Читаем Меандр: Мемуарная проза полностью

Казак послужил одним из прототипов дяди Сандро; а еще немало лет спустя я познакомился с автором, и оказалось, что нет, семейства Отырба в Гудаутах Фазиль не знал; видимо, среди маленького народа и семейные предания общие. Во время коллективизации Казака арестовали, отвезли в Сухуми, в тюрьму. "День сижу — за что сижу, не понимаю. Два дня сижу — за что, не понимаю. Спрашиваю, не говорят. Я так рассердился. Третий день — охрана, мингрел, утром кушать приносит, хаш, я так рассердился, взял его и задушил. Они прибежали, я говорю: теперь я знаю, за что сижу". "Дядя Казак, а кто такой мингрел?" — спросил я. Казак на минуту задумался. "Армян знаешь?" — "Знаю". — "Еврей знаешь?" — "Знаю". — "Еще хуже".

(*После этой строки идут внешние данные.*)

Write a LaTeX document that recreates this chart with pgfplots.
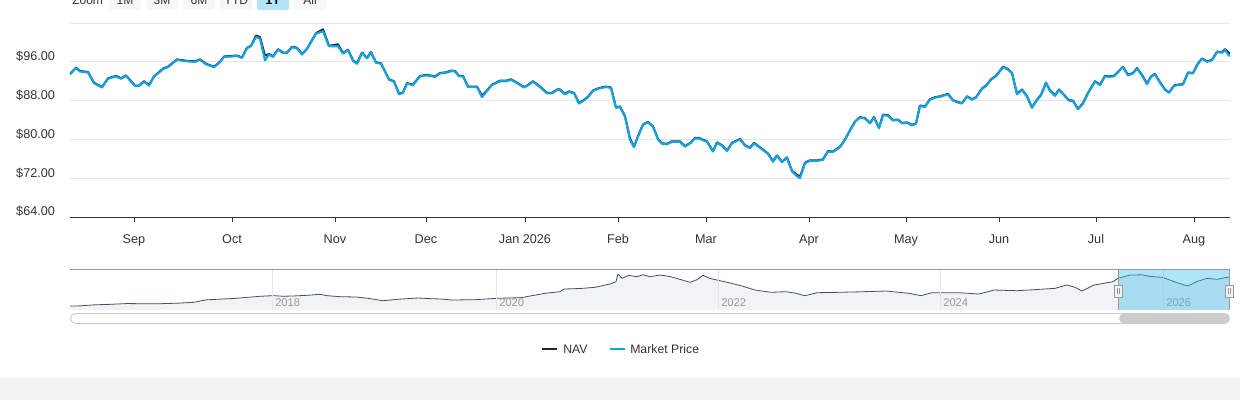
\documentclass[border=0pt]{standalone}
\usepackage{pgfplots}
\pgfplotsset{compat=1.18}
\usepackage{fontspec}
\setmainfont{Liberation Sans}
\definecolor{navc}{HTML}{1E2833}
\definecolor{mpc}{HTML}{14A2E0}
\definecolor{txt}{HTML}{333333}
\definecolor{gridc}{HTML}{E6E6E6}
\definecolor{navfill}{HTML}{F2F3F5}
\definecolor{navline}{HTML}{3F5166}
\definecolor{maskc}{RGB}{57,190,237}
\definecolor{footer}{HTML}{F2F2F2}
\definecolor{btn}{HTML}{F7F7F7}
\definecolor{btnsel}{HTML}{B5E3F7}
\definecolor{outl}{HTML}{999999}
\definecolor{sbc}{HTML}{CCCCCC}
\definecolor{yearc}{HTML}{999999}
\begin{document}
\begin{tikzpicture}
\begin{scope}[x=0.75pt,y=-0.75pt]
\path[use as bounding box] (0,0) rectangle (1240,400);
\clip (0,0) rectangle (1240,400);
\fill[footer] (0,378) rectangle (1240,400);
\node[anchor=base west, inner sep=0, text=txt, font=\fontsize{9pt}{10pt}\selectfont] at (72,4) {Zoom};
\foreach \a/\b/\t in {109/141/1M,146/178/3M,183/215/6M,220/252/YTD,294/326/All}{
  \fill[btn, rounded corners=1.5pt] (\a,-20) rectangle (\b,10);
  \node[anchor=base, inner sep=0, text=txt, font=\fontsize{9pt}{10pt}\selectfont] at ({(\a+\b)/2},4) {\t};
}
\fill[btnsel, rounded corners=1.5pt] (257,-20) rectangle (289,10);
\node[anchor=base, inner sep=0, text=black, font=\bfseries\fontsize{9pt}{10pt}\selectfont] at (273,4) {1Y};
\end{scope}

% ---------- main chart ----------
\begin{axis}[
  at={(52.5pt,-162.75pt)}, anchor=south west,
  scale only axis, width=870pt, height=145.5pt,
  xmin=70, xmax=1230, ymin=64, ymax=104,
  axis x line*=bottom, axis y line*=left,
  x axis line style={-, draw=txt, line width=0.75pt},
  y axis line style={draw=none},
  xtick={134,232,335,426,525,618,706,809,906,999,1096,1194},
  xticklabels={Sep,Oct,Nov,Dec,Jan 2026,Feb,Mar,Apr,May,Jun,Jul,Aug},
  ytick={64,72,80,88,96,104},
  yticklabels={\$64.00,\$72.00,\$80.00,\$88.00,\$96.00,{}},
  ymajorgrids, major grid style={gridc, line width=0.75pt},
  tick align=outside, major tick length=3.75pt,
  xtick style={draw=txt, line width=0.75pt},
  ytick style={draw=none},
  ticklabel style={font=\fontsize{9.5pt}{11pt}\selectfont, text=txt},
  xticklabel style={text height=7pt, text depth=2pt, yshift=-5.3pt},
  yticklabel style={xshift=-4pt, yshift=4pt},
  /pgf/number format/assume math mode=true,
]
\addplot[navc, line width=1.5pt, line join=round] coordinates {
(70,93.5)(76,94.8)(80,94.1)(88,93.9)(94,91.7)(102,90.8)(108,92.6)(116,93.1)(121,92.6)(126,93.2)
(135,91.1)(139,91.1)(144,92.0)(149,91.2)(154,93.0)(163,94.6)(168,95.0)(177,96.5)(187,96.2)(195,96.1)
(200,96.5)(206,95.6)(214,95.0)(220,96.0)(224,97.1)(231,97.2)(237,97.3)(242,96.9)(247,98.9)(251,99.3)
(256,101.4)(260,101.1)(265,97.3)(269,97.6)(273,97.1)(278,98.6)(283,97.9)(287,97.9)(292,99.1)(297,98.9)
(302,97.6)(307,98.7)(316,101.9)(323,102.7)(329,99.3)(338,99.6)(343,97.8)(348,98.5)(353,96.3)(357,95.7)
(362,97.9)(367,96.8)(371,98.0)(376,95.9)(381,95.7)(389,92.4)(394,92.0)(399,89.4)(403,89.7)(407,91.6)
(413,91.3)(418,92.6)(420,93.1)(427,93.3)(435,93.0)(440,93.7)(445,93.8)(452,94.2)(455,94.1)(459,93.1)
(463,93.1)(468,90.9)(477,90.9)(482,89.0)(487,90.1)(492,91.3)(500,92.1)(506,92.1)(511,92.4)(517,91.7)
(524,90.8)(527,91.1)(533,92.0)(540,90.9)(547,89.6)(552,89.6)(557,90.3)(560,90.3)(565,89.4)(569,89.9)
(574,89.6)(579,87.5)(583,88.0)(588,88.8)(593,90.1)(599,90.6)(606,90.9)(611,90.7)(616,86.6)(620,86.8)
(625,84.8)(630,80.2)(634,78.5)(638,80.7)(643,83.1)(648,83.6)(653,82.7)(658,80.1)(662,79.2)(667,79.1)
(672,79.6)(675,79.6)(680,79.6)(685,78.6)(691,79.4)(695,80.3)(699,80.3)(707,79.6)(713,77.6)(717,79.4)
(722,78.8)(727,77.7)(732,79.3)(740,80.1)(745,78.8)(750,78.3)(754,79.3)(763,77.9)(768,77.1)(773,75.5)
(777,76.7)(782,75.4)(787,76.3)(792,73.5)(797,72.7)(800,72.3)(805,75.2)(810,75.7)(818,75.7)(823,75.9)
(828,77.6)(833,77.5)(840,78.5)(845,80.0)(850,81.9)(855,83.7)(860,84.6)(865,84.4)(870,83.4)(874,84.6)
(879,82.4)(883,85.1)(888,85.0)(893,84.0)(898,84.1)(902,83.4)(907,83.5)(912,83.0)(916,83.3)(920,87.0)
(925,86.8)(930,88.3)(935,88.7)(940,88.9)(948,89.4)(953,88.1)(958,87.7)(962,87.5)(967,88.9)(972,88.3)
(976,88.7)(982,90.5)(986,91.1)(991,92.4)(996,93.1)(1003,95.0)(1008,94.5)(1012,93.7)(1017,89.4)(1022,90.3)
(1027,88.9)(1032,86.6)(1037,88.2)(1041,89.2)(1046,91.7)(1050,90.1)(1055,89.1)(1059,90.3)(1064,89.2)(1069,88.1)
(1073,88.0)(1078,86.3)(1083,87.5)(1088,89.6)(1095,92.0)(1100,91.3)(1105,93.1)(1109,93.0)(1114,93.1)(1123,95.0)
(1128,93.3)(1133,93.7)(1137,94.7)(1142,93.3)(1147,91.5)(1151,93.0)(1155,93.5)(1160,91.8)(1165,90.3)(1169,89.7)
(1174,91.1)(1178,91.3)(1183,91.4)(1188,93.8)(1193,93.7)(1198,95.7)(1202,96.7)(1207,96.1)(1212,96.4)(1217,98.1)
(1222,98.0)(1225,98.6)(1229,97.8)(1230,97.7)
};
\addplot[mpc, line width=1.6pt, line join=round] coordinates {
(70,93.4)(76,94.7)(80,94.0)(88,93.8)(94,91.6)(102,90.7)(108,92.5)(116,93.0)(121,92.5)(126,93.1)
(135,91.0)(139,91.0)(144,91.9)(149,91.1)(154,92.9)(163,94.5)(168,94.9)(177,96.4)(187,96.1)(195,96.0)
(200,96.4)(206,95.5)(214,94.9)(220,95.9)(224,97.0)(231,97.1)(237,97.2)(242,96.8)(247,98.8)(251,99.2)
(256,101.1)(260,100.8)(265,96.3)(269,97.5)(273,97.0)(278,98.5)(283,97.8)(287,97.8)(292,99.0)(297,98.8)
(302,97.5)(307,98.6)(316,101.8)(323,102.3)(329,99.2)(338,99.2)(343,97.7)(348,98.4)(353,96.2)(357,95.6)
(362,97.8)(367,96.7)(371,97.9)(376,95.8)(381,95.6)(389,92.3)(394,91.9)(399,89.3)(403,89.6)(407,91.5)
(413,91.2)(418,92.5)(420,93.0)(427,93.2)(435,92.9)(440,93.6)(445,93.7)(452,94.1)(455,94.0)(459,93.0)
(463,93.0)(468,90.8)(477,90.8)(482,88.7)(487,90.0)(492,91.2)(500,92.0)(506,92.0)(511,92.3)(517,91.6)
(524,90.7)(527,91.0)(533,91.9)(540,90.8)(547,89.5)(552,89.5)(557,90.2)(560,90.2)(565,89.3)(569,89.8)
(574,89.5)(579,87.4)(583,87.9)(588,88.7)(593,90.0)(599,90.5)(606,90.8)(611,90.6)(616,86.5)(620,86.7)
(625,84.7)(630,79.9)(634,78.4)(638,80.6)(643,83.0)(648,83.5)(653,82.6)(658,80.0)(662,79.1)(667,79.0)
(672,79.5)(675,79.5)(680,79.5)(685,78.5)(691,79.3)(695,80.2)(699,80.2)(707,79.5)(713,77.5)(717,79.3)
(722,78.7)(727,77.6)(732,79.2)(740,80.0)(745,78.7)(750,78.2)(754,79.2)(763,77.8)(768,77.0)(773,75.4)
(777,76.6)(782,75.3)(787,76.2)(792,73.4)(797,72.4)(800,72.0)(805,75.1)(810,75.6)(818,75.6)(823,75.8)
(828,77.5)(833,77.4)(840,78.4)(845,79.9)(850,81.8)(855,83.6)(860,84.5)(865,84.3)(870,83.3)(874,84.5)
(879,82.3)(883,85.0)(888,84.9)(893,83.9)(898,84.0)(902,83.3)(907,83.4)(912,82.9)(916,83.2)(920,86.9)
(925,86.7)(930,88.2)(935,88.6)(940,88.8)(948,89.3)(953,88.0)(958,87.6)(962,87.4)(967,88.8)(972,88.2)
(976,88.6)(982,90.4)(986,91.0)(991,92.3)(996,93.0)(1003,94.9)(1008,94.4)(1012,93.6)(1017,89.3)(1022,90.2)
(1027,88.8)(1032,86.5)(1037,88.1)(1041,89.1)(1046,91.6)(1050,90.0)(1055,89.0)(1059,90.2)(1064,89.1)(1069,88.0)
(1073,87.9)(1078,86.2)(1083,87.4)(1088,89.5)(1095,91.9)(1100,91.2)(1105,93.0)(1109,92.9)(1114,93.0)(1123,94.9)
(1128,93.2)(1133,93.6)(1137,94.6)(1142,93.2)(1147,91.4)(1151,92.9)(1155,93.4)(1160,91.7)(1165,90.2)(1169,89.6)
(1174,91.0)(1178,91.2)(1183,91.3)(1188,93.7)(1193,93.6)(1198,95.6)(1202,96.6)(1207,96.0)(1212,96.3)(1217,98.0)
(1222,97.9)(1225,98.4)(1229,97.3)(1230,97.2)
};
\end{axis}

% ---------- navigator ----------
\begin{axis}[
  at={(52.5pt,-232.5pt)}, anchor=south west,
  scale only axis, width=870pt, height=30.5pt,
  xmin=70, xmax=1230, ymin=11.3, ymax=116.7,
  axis lines=none, ticks=none,
]
\addplot[draw=none, fill=navfill] coordinates {
(70,21.5)(80,22.0)(93,24.5)(110,26.0)(127,28.0)(145,27.5)(160,27.6)(178,29.0)(194,31.3)(206,37.5)
(220,39.5)(233,41.0)(247,44.0)(260,46.8)(273,48.5)(283,47.0)(293,47.6)(307,49.4)(320,52.0)(327,48.4)
(340,45.8)(356,45.0)(368,41.6)(383,35.4)(398,39.1)(418,42.4)(432,40.5)(441,39.8)(452,37.2)(475,38.0)
(497,41.6)(521,43.2)(545,54.6)(560,58.7)(564,65.7)(580,67.0)(595,70.1)(610,78.6)(616,84.6)(618,104.5)
(622,93.4)(629,101.2)(637,97.6)(643,102.7)(650,97.6)(660,101.9)(670,98.0)(677,93.0)(690,83.1)(697,90.0)
(703,101.2)(710,93.0)(717,89.0)(729,82.0)(742,73.5)(755,63.1)(771,57.2)(786,58.7)(795,55.0)(805,48.4)
(817,56.1)(840,57.2)(863,58.7)(886,60.5)(909,54.6)(921,48.4)(932,56.1)(959,56.1)(979,52.7)(994,63.1)
(1017,61.3)(1040,64.9)(1055,67.5)(1067,76.1)(1075,70.1)(1082,60.5)(1094,76.1)(1113,84.6)(1118,93.4)(1130,101.9)
(1142,102.5)(1150,98.4)(1162,96.0)(1170,89.0)(1177,82.0)(1188,73.5)(1197,85.0)(1207,93.4)(1217,90.8)(1230,97.3)
} \closedcycle;
\addplot[navline, line width=0.6pt, line join=round] coordinates {
(70,21.5)(80,22.0)(93,24.5)(110,26.0)(127,28.0)(145,27.5)(160,27.6)(178,29.0)(194,31.3)(206,37.5)
(220,39.5)(233,41.0)(247,44.0)(260,46.8)(273,48.5)(283,47.0)(293,47.6)(307,49.4)(320,52.0)(327,48.4)
(340,45.8)(356,45.0)(368,41.6)(383,35.4)(398,39.1)(418,42.4)(432,40.5)(441,39.8)(452,37.2)(475,38.0)
(497,41.6)(521,43.2)(545,54.6)(560,58.7)(564,65.7)(580,67.0)(595,70.1)(610,78.6)(616,84.6)(618,104.5)
(622,93.4)(629,101.2)(637,97.6)(643,102.7)(650,97.6)(660,101.9)(670,98.0)(677,93.0)(690,83.1)(697,90.0)
(703,101.2)(710,93.0)(717,89.0)(729,82.0)(742,73.5)(755,63.1)(771,57.2)(786,58.7)(795,55.0)(805,48.4)
(817,56.1)(840,57.2)(863,58.7)(886,60.5)(909,54.6)(921,48.4)(932,56.1)(959,56.1)(979,52.7)(994,63.1)
(1017,61.3)(1040,64.9)(1055,67.5)(1067,76.1)(1075,70.1)(1082,60.5)(1094,76.1)(1113,84.6)(1118,93.4)(1130,101.9)
(1142,102.5)(1150,98.4)(1162,96.0)(1170,89.0)(1177,82.0)(1188,73.5)(1197,85.0)(1207,93.4)(1217,90.8)(1230,97.3)
};
\end{axis}

\begin{scope}[x=0.75pt,y=-0.75pt]
\foreach \g/\y in {272/2018,496/2020,718/2022,940/2024,1163/2026}{
  \draw[gridc, line width=0.75pt] (\g,269) -- (\g,310);
  \node[anchor=base west, inner sep=0, text=yearc, font=\fontsize{8.4pt}{9pt}\selectfont] at (\g+3,306) {\y};
}
\fill[maskc, opacity=0.4] (1118,269) rectangle (1229,310);
\draw[outl, line width=0.75pt] (70,269.5) -- (1230,269.5);
\draw[outl, line width=0.75pt] (1118,269.5) -- (1118,310) (1229,269.5) -- (1229,310);
\foreach \h in {1118,1229}{
  \filldraw[fill=footer, draw=outl, line width=0.75pt] (\h-4,285) rectangle (\h+4,297);
  \draw[outl, line width=0.6pt] (\h-1,288) -- (\h-1,294) (\h+1,288) -- (\h+1,294);
}
\draw[sbc, fill=white, line width=0.75pt, rounded corners=3.75pt] (70.5,313.5) rectangle (1229.5,323.5);
\fill[sbc, rounded corners=3.75pt] (1119,313.5) rectangle (1229,323.5);
% legend
\draw[navc, line width=1.5pt] (542,349) -- (557,349);
\node[anchor=west, inner sep=0, text=txt, font=\fontsize{9.2pt}{11pt}\selectfont] at (563,349) {NAV};
\draw[mpc, line width=1.5pt] (610,349) -- (625,349);
\node[anchor=west, inner sep=0, text=txt, font=\fontsize{9.2pt}{11pt}\selectfont] at (630,349) {Market Price};
\end{scope}
\end{tikzpicture}
\end{document}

Казак знал, что мы евреи, но как-то у него мы, ленинградцы, отделялись от здешних, кавказских, евреев, армян, мингрелов, грузин, которые все были более или менее враги.

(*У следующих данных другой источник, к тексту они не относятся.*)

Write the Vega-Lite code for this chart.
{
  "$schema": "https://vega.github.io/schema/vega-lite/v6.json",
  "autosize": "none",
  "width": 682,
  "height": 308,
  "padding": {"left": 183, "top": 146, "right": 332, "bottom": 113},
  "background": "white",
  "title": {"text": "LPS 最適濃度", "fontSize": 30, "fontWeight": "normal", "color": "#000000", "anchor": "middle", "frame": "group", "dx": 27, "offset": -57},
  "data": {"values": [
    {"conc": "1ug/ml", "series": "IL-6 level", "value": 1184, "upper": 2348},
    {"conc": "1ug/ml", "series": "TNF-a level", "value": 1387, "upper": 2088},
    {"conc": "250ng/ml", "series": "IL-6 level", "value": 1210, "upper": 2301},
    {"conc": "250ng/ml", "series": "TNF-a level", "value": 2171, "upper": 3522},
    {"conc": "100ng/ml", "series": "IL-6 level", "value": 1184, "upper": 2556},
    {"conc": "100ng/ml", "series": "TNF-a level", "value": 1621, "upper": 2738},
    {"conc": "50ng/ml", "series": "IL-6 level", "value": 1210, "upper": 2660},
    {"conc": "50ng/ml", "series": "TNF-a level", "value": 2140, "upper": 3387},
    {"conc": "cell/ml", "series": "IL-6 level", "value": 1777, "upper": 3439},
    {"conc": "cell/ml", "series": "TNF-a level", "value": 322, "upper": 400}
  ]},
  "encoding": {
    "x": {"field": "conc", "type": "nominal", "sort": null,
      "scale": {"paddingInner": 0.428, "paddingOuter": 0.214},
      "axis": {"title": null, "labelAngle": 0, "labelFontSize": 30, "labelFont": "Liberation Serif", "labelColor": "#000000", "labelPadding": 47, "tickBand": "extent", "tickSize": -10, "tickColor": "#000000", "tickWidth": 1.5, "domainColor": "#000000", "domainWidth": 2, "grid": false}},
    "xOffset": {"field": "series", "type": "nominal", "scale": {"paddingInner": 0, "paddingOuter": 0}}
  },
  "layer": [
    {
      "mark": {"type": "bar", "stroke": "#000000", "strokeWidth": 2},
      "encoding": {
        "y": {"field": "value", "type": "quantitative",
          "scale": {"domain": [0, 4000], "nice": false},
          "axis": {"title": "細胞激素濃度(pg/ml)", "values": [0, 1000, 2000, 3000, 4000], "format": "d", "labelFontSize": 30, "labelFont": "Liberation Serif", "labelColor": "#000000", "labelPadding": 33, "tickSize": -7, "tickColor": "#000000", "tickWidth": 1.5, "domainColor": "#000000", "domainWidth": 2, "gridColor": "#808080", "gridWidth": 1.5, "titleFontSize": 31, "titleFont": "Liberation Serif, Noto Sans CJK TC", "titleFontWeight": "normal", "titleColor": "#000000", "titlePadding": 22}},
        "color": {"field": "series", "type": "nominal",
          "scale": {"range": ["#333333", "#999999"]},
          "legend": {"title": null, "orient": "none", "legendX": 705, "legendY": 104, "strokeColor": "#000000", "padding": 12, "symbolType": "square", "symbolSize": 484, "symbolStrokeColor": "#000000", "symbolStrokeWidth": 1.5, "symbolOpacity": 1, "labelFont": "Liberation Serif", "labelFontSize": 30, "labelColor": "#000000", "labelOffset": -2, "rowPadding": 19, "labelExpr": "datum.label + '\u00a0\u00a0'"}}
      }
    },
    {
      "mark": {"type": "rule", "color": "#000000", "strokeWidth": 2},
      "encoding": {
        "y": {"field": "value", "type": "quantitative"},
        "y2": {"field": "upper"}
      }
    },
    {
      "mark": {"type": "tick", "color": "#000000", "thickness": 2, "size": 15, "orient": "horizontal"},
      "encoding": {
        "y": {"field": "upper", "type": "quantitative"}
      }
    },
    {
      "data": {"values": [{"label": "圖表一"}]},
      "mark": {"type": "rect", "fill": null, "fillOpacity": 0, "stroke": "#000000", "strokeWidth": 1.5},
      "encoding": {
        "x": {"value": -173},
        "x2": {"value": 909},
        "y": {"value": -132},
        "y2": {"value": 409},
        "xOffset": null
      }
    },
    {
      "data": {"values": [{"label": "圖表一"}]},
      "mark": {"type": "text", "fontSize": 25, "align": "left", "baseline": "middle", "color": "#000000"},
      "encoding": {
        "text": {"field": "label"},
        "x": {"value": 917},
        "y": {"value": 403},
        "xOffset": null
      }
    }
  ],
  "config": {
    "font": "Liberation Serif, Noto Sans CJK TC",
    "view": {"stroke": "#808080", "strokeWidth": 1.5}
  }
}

Вскоре после нашего приезда в Гудауты к Отырба летом 53-го года было то прохладное утро, когда на главной гудаутской улице я увидел стихийный митинг. По радио передали об аресте Берии, и собралась небольшая ликующая толпа. Интеллигентного вида абхазец в белой рубашке с закатанными рукавами говорил по-русски о страданиях, которые причинил Берия абхазскому народу.

Между прочим, Фазиля удивило мое воспоминание о петиции, он о ней ничего не слышал. В то лето Казак и его друзья собирали подписи под петицией к Верховному Совету СССР с просьбой об отсоединении Абхазии от Грузии и включении в РСФСР, то есть то самое, из-за чего там сыр-бор и нынче, пятьдесят лет спустя. Казак брал Витю и меня с собой в Лыхны и другие селения, когда он отправлялся собирать подписи под петицией. Ездили мы верхом или на тележке. Вот тогда он научил меня и взнуздывать свою лошадку, и запрягать.

Walter de la Mare


Мы гордились, что мы журналисты, но внутри нашего потока мы все же разделялись, на тех, кто уже печатался, и еще не печатавшихся. Как все сильные желания, зуд напечататься рациональному объяснению не подлежал. Что-то большее, чем тщеславие (или я просто недооцениваю этот мотив). Теперь мне кажется, что в том же самом углу воображения, который отведен под эротические фантазии, возникало видение типографски набранных строчек моего текста. При этом моя подпись виделась тоже, но, ей-богу, не в подписи было дело. К счастью, желанию этому не дали застояться, закиснуть, превратиться в отравляющий душу невроз. К концу университетского курса я от него излечился.

По программе нам надо было начать практиковаться в газетном ремесле уже с первого семестра. Для начала прикрепляли к собственной университетской многотиражке "Ленинградский университет", а первой ступенькой в иерархии жанров считался отчет (иерархия, снизу вверх, была такая: отчет, информация, репортаж, статья, очерк/фельетон). В октябре редактор "ЛУ", впоследствии кинорежиссер, Игорь Масленников, дал мне первое задание — написать отчет о заседании студенческого научного общества при кафедре ихтиологии.

Рано стемнело. Я долго шел, наваливаясь грудью на сильный нехолодный ветер. Кафедру ихтиологии нелегко найти в василеостровском лабиринте. Я не помню, как выглядело здание снаружи, потому что, когда я отыскал его, было уже совсем темно — вечер, ненастье, плохо освещенный двор. Заседали студенты, человек шесть-семь, в кабинете таком высоком, что снизу потолок было плохо видно, только белые шары, разливавшие желтоватый умеренный свет. Профессор, очевидно любимый, узкий, с голым обтекаемым черепом, что-то говорил, посмеиваясь, расхаживал между столами, а студенческая плотва поворачивала вслед за ним внимательные мордочки. Я с первых минут перестал стараться понимать незнакомую науку, чиркал в своем блокноте на авось и глядел по сторонам. В высоких стеклянных шкафах стояли чистенькие хорошенькие скелеты с аккуратными латинскими ярлычками и стеклянные банки с рыбами. От долгого плавания в формалине рыбы обесцветились. Отражаясь в гигантском окне, все это хозяйство — лампы, стекло, банки, рыбы, ихтиолог и его стайка — превращалось в черный аквариум с голландским переплетом, в глубине которого, как водоросли, ходуном ходили черные кроны деревьев. Завывание ветра было слышно сквозь журчание профессора.